Dr.Usui:そうですね。一発こっきりの企画ユニットだと思われているきらいがなくもないので、ウィズコロナ、アフターコロナの時代に向けて新たな音楽ユニットの在り方を模索していきたいです。21日にはライブセッション動画に合わせていつものZOOM会議のスペシャル版をやろうと考えていますし、いつかまたリアルでライブをやれるようにコツコツとやっていきたいですね。オンラインベースだけどオフラインの活動も見据えながら。

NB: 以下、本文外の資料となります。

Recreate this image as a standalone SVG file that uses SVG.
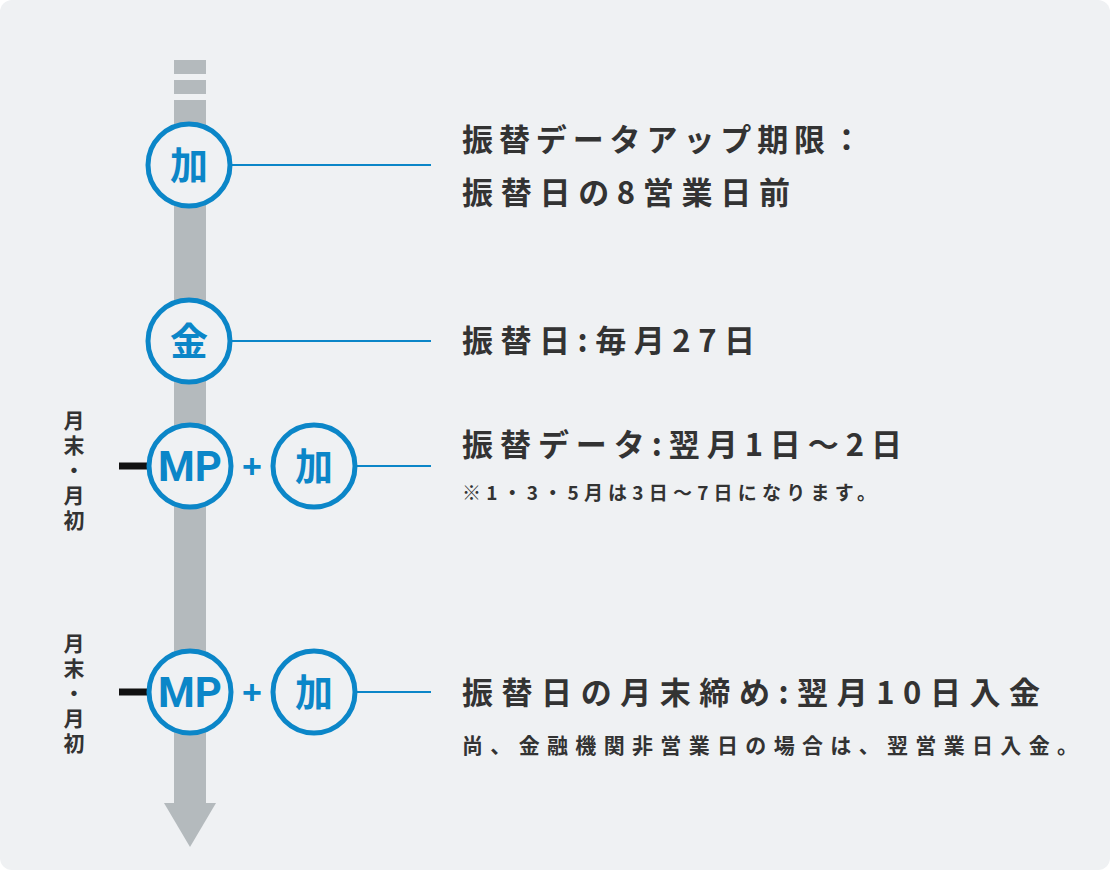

絢屋:できるときにできることはどれもしておきたいですよね。今のこの2021年1月の段階ではこれが今できることだし、また現場でライブができることが選択肢に入るときになればもちろんやりたいですし。絶えずそのときできることをどれも模索していく、どれも取り入れる活動をしていきたいです。あと、われわれはオンラインユニットだし、いま巷で開催されているオンラインフェスにもぜひ出演したいので、オファーをお待ちしております。
Dr.Usui:現時点ではまだ実動員は読めないけど、CDのオーダーリストを見ると全国に僕らのことを気にしてくださっている方々が点在してますからね。オンラインフェスの賑やかしにはなるんじゃないかと思います(笑)。
──このコロナ禍で音楽を生業とする人たちはみな苦境に立たされていますが、今できないことを逆手に取って面白いことを展開していくDISCOMPO with 泉茉里の手法に刺激を受けてお手本にすればいいのになと思いますけどね。
Dr.Usui:確かに。僕は新しいことを思いついてやってみちゃうまではいいんですけど、だいたいは真似されてその人がうまくいくケースが多いんです(笑)。だけど誰かが旗振り役をやって引っ張っていかないと、全体が盛り上がりませんからね。今後みんなが僕らみたいなオンラインの手法をやり出してそれが定着したら、Wikipediaの「オンラインユニット」の項目に「DISCOMPO with 泉茉里が発祥」と書かれるようになりたいですね。オンラインユニットを名乗ったのは僕らが最初で、あとはみんな真似ですよと(笑)。